— Objective —
Copy out every line of the records where the string "this" occurs.

— Dataset content —
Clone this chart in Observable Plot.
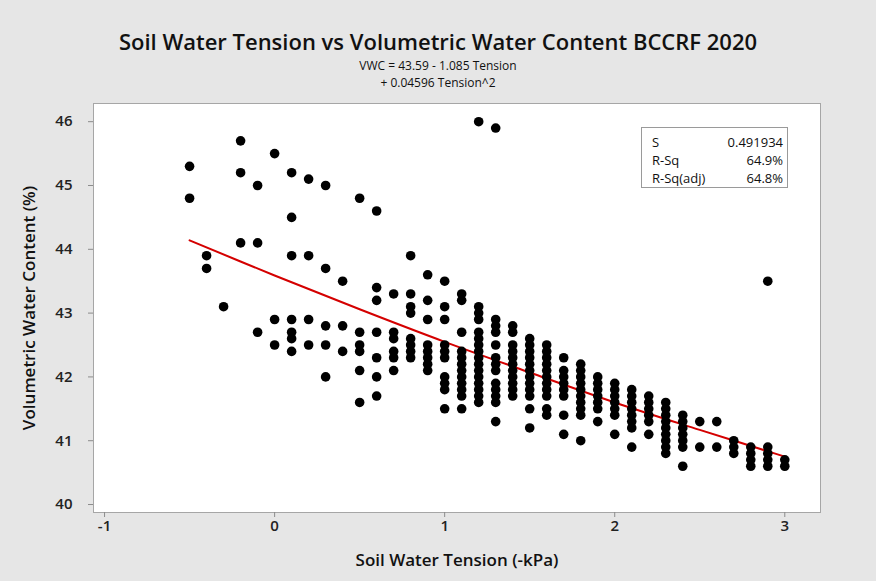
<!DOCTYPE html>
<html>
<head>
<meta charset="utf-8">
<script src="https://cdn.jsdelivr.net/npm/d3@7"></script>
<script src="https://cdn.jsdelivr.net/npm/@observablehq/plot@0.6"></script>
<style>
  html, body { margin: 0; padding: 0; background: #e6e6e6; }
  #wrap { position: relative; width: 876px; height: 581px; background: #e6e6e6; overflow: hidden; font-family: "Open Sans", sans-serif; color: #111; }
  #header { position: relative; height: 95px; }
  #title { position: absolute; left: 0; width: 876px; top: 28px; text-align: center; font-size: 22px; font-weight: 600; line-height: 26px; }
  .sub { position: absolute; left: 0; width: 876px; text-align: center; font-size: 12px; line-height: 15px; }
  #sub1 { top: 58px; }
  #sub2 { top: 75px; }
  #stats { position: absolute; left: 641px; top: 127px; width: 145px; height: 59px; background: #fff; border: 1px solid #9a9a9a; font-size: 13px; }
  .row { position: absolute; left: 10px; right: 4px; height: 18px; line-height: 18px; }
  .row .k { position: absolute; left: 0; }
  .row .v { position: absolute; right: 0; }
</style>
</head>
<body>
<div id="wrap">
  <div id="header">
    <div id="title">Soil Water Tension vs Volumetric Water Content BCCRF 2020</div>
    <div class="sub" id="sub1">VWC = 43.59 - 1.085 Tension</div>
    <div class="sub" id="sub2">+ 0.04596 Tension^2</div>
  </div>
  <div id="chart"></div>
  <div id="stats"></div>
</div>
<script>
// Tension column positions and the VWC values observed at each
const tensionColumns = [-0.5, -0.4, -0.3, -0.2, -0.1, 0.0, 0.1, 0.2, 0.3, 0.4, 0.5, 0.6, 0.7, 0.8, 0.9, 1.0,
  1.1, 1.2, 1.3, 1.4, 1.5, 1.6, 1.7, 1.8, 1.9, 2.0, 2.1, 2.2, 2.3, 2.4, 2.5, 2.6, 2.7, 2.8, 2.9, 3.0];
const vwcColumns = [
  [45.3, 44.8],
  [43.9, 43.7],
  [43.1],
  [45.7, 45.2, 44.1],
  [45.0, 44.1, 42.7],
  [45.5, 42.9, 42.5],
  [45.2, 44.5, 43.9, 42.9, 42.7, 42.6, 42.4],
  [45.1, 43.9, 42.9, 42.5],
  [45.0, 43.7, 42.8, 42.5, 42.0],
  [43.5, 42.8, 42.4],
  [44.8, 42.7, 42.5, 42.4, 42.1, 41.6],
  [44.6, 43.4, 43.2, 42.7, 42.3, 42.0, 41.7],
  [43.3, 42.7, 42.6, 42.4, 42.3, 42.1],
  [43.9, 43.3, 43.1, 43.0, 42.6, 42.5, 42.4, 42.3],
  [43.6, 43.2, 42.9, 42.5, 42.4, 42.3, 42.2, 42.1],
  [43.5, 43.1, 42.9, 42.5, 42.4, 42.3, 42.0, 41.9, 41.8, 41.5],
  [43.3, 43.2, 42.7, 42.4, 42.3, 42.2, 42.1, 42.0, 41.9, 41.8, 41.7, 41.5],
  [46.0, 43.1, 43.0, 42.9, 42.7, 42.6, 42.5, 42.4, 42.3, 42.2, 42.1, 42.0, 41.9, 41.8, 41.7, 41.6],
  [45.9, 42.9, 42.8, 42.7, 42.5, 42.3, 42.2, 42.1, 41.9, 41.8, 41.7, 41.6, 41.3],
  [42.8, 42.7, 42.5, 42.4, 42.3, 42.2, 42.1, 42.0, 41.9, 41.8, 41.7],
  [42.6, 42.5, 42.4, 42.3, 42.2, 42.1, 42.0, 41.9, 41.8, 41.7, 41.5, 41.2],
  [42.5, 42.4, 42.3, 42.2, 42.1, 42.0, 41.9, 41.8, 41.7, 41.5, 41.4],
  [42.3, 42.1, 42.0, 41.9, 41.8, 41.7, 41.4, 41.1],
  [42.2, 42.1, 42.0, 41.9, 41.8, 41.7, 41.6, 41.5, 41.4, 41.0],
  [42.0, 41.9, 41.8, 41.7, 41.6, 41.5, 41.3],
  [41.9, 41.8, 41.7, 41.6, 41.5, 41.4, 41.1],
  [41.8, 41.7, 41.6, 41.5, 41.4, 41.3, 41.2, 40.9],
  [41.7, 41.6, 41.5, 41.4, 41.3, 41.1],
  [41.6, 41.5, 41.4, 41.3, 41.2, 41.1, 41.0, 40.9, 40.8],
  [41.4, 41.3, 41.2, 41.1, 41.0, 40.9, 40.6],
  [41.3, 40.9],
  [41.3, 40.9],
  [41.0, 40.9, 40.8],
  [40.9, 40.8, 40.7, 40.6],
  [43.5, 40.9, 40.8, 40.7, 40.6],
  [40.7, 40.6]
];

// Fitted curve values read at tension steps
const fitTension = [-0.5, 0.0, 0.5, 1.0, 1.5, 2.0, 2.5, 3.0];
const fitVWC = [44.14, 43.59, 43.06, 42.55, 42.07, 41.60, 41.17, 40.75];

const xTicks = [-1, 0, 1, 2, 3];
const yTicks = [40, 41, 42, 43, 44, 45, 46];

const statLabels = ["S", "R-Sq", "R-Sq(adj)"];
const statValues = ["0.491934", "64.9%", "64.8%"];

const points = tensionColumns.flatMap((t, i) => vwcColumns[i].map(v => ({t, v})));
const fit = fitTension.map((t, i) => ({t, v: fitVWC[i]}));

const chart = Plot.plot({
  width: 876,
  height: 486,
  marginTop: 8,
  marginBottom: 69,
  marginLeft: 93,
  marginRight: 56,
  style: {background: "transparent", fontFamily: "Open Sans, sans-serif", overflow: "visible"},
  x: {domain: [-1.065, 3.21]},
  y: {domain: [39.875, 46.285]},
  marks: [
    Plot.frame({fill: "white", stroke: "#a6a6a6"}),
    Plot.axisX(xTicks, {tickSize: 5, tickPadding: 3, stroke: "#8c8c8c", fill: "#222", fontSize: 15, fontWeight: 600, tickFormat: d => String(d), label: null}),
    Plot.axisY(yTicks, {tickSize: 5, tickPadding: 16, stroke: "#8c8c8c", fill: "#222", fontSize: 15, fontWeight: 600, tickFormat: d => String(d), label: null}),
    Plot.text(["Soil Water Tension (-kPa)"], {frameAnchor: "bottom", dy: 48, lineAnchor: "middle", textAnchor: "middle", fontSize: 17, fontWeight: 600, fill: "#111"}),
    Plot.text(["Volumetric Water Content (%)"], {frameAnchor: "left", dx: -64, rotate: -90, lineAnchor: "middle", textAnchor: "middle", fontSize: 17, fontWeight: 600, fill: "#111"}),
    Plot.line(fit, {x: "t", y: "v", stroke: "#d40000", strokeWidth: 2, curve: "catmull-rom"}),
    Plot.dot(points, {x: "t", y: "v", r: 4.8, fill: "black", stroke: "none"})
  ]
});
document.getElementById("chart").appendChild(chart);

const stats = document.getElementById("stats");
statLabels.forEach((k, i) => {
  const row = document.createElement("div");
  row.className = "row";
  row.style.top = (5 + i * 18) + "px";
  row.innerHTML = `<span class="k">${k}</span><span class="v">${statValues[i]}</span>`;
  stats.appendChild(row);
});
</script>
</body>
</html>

==

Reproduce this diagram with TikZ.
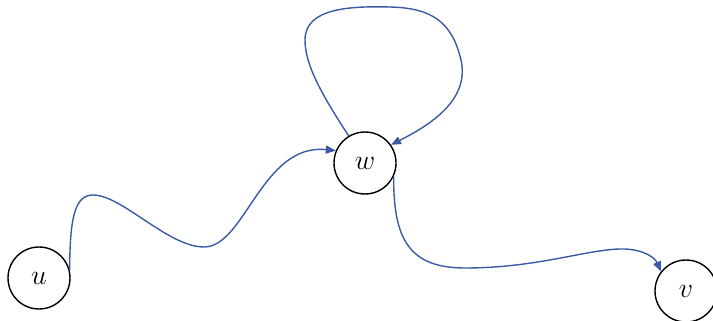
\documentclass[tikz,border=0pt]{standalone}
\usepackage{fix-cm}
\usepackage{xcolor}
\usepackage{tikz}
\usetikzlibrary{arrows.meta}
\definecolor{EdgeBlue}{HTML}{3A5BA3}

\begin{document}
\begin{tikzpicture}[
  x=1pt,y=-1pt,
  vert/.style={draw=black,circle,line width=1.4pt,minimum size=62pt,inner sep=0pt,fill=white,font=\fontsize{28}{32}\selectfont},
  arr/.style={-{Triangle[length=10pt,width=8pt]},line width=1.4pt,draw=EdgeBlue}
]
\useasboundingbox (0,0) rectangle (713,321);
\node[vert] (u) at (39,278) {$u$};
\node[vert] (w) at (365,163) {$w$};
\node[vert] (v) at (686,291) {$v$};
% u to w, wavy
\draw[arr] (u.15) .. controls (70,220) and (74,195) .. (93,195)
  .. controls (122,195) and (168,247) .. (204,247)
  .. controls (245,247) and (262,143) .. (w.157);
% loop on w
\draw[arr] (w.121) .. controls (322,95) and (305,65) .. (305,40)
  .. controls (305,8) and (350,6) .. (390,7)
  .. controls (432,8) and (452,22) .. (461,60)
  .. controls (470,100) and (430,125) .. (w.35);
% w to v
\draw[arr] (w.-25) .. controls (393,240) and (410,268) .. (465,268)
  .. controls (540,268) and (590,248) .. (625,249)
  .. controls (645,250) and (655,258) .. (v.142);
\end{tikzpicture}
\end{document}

* * *

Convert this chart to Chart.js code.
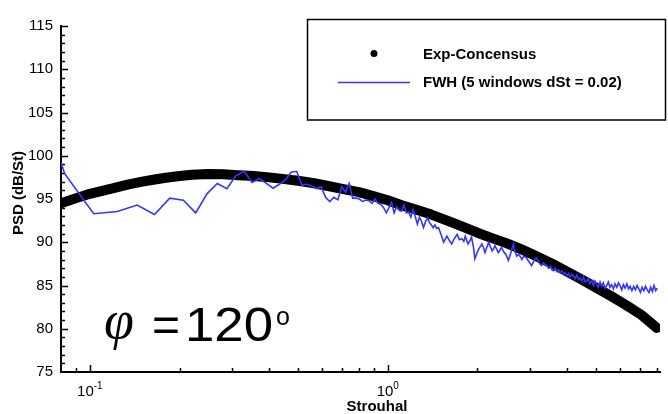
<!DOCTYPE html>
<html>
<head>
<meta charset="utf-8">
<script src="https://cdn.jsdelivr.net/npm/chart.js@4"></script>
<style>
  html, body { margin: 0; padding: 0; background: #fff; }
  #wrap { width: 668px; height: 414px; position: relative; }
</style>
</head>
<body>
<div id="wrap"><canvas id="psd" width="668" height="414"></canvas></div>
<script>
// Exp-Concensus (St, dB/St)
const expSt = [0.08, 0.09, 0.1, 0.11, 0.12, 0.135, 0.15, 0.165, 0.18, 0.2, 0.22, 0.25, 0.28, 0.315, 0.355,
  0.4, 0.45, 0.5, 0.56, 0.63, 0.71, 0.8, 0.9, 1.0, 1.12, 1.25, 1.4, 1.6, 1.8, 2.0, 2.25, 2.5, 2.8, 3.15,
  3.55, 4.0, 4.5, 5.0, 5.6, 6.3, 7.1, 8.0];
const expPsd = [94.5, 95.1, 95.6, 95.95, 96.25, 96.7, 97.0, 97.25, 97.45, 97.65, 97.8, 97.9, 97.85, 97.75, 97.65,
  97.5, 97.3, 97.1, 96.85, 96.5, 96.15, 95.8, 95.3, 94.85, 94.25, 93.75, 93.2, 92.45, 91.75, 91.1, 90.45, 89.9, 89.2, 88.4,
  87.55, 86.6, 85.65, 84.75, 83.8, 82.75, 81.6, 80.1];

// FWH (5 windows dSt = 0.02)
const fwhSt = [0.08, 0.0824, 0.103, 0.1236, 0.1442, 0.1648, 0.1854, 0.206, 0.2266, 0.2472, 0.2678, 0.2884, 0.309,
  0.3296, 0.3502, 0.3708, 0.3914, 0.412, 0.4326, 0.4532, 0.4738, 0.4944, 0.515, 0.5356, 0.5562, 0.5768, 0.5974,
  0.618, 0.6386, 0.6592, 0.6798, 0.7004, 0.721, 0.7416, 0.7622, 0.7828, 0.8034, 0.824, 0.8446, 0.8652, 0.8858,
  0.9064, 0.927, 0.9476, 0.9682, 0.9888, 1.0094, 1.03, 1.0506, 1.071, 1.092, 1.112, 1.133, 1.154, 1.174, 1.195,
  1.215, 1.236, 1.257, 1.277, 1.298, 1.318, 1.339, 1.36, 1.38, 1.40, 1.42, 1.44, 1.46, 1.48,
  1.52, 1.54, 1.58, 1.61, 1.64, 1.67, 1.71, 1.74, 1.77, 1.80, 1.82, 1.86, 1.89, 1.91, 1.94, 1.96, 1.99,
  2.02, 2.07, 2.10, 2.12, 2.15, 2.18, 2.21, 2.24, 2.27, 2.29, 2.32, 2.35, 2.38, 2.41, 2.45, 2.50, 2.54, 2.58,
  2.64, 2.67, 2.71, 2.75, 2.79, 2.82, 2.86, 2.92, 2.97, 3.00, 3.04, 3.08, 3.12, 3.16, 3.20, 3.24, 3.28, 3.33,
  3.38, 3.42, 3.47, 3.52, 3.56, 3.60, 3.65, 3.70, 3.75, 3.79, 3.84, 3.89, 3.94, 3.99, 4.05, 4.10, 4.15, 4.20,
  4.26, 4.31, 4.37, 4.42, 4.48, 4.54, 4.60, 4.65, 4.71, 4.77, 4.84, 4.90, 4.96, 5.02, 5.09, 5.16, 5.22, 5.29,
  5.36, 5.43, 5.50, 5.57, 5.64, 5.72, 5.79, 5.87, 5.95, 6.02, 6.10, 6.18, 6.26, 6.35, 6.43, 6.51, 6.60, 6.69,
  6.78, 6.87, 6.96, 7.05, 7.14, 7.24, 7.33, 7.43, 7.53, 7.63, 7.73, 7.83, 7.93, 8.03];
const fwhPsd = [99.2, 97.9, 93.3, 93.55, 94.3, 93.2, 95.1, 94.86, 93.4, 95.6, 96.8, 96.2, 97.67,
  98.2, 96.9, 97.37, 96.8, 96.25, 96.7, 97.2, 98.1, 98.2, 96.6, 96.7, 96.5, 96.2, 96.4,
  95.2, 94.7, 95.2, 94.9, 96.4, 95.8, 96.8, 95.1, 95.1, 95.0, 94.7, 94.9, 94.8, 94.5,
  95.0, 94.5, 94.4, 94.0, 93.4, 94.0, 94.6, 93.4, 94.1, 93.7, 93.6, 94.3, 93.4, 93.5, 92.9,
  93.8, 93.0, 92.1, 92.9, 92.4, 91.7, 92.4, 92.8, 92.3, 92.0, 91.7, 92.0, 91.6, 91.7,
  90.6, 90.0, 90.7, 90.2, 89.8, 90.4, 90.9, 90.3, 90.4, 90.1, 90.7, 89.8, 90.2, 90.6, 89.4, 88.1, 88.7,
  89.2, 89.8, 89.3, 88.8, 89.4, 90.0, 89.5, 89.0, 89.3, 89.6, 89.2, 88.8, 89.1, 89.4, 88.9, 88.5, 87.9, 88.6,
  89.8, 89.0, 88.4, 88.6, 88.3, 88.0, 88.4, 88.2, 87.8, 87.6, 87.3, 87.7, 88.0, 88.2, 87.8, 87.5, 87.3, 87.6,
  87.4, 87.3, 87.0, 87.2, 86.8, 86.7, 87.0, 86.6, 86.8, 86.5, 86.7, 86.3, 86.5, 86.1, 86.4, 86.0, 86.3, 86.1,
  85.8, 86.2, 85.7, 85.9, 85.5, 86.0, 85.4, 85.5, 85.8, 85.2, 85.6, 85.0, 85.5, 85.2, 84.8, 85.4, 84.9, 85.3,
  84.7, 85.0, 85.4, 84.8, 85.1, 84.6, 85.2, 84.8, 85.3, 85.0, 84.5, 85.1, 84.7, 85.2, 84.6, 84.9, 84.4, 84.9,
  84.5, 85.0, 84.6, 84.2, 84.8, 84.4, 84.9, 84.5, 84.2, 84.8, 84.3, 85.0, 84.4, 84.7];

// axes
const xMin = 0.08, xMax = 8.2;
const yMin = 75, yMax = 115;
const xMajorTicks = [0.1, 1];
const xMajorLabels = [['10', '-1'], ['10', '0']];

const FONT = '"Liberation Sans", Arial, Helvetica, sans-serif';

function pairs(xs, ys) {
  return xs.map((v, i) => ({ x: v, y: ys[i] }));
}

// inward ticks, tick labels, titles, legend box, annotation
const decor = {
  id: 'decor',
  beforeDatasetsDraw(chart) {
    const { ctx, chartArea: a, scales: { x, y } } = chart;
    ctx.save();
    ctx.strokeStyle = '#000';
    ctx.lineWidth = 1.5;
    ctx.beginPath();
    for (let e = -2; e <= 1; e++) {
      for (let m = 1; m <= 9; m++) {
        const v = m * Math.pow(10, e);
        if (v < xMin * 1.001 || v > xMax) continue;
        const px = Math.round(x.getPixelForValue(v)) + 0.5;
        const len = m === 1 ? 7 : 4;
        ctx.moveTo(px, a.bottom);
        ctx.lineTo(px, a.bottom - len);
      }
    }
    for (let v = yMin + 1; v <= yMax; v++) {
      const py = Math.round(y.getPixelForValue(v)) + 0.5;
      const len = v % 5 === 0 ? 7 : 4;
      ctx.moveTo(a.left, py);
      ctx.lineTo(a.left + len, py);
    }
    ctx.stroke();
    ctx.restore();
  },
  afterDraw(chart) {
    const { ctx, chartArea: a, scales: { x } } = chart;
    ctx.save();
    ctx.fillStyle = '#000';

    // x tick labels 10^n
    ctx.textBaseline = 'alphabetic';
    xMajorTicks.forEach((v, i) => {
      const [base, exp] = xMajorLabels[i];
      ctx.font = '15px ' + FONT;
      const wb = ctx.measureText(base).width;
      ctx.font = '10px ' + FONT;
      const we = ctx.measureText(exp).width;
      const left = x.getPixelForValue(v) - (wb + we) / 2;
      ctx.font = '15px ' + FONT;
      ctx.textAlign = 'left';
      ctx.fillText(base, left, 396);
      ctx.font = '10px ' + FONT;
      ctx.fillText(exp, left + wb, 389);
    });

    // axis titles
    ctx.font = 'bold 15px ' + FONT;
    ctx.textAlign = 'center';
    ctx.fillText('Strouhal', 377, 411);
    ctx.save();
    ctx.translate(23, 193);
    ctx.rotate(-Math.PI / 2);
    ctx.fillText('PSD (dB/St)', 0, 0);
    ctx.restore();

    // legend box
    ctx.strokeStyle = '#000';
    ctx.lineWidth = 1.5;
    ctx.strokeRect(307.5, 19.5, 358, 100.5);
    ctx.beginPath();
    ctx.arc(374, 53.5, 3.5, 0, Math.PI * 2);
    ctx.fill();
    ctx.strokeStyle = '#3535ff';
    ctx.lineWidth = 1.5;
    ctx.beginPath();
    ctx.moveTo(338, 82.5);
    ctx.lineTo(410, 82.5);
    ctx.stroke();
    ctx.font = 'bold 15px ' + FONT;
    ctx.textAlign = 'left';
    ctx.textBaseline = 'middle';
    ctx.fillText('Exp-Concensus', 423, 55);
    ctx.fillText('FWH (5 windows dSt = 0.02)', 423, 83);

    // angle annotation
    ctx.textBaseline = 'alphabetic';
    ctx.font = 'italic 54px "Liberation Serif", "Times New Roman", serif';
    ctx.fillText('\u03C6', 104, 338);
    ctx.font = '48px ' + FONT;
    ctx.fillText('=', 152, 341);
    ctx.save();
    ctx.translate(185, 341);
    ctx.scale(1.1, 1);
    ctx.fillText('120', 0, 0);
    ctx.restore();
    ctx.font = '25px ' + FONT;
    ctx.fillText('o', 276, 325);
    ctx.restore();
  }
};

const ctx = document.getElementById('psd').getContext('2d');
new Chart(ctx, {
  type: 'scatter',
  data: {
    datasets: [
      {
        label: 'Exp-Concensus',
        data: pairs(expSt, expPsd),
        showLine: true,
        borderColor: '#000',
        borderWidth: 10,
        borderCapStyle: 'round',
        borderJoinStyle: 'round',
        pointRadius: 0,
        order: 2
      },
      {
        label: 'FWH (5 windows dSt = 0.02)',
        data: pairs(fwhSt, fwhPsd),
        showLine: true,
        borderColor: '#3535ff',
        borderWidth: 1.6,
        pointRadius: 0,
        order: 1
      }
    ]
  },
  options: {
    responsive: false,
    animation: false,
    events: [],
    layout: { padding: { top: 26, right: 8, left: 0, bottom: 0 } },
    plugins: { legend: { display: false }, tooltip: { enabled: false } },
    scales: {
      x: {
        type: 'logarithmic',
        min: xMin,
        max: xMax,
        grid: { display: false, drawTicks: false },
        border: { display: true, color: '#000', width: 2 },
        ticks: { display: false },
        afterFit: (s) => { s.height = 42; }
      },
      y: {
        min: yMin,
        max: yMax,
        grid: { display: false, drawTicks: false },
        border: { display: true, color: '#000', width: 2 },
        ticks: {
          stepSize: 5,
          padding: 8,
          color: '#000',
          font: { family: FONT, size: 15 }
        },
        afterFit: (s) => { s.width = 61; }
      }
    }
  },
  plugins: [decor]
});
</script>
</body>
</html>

— Reply to the task —
Clone this chart in Observable Plot.
Reproduce this diagram with TikZ.
Convert this chart to Chart.js code.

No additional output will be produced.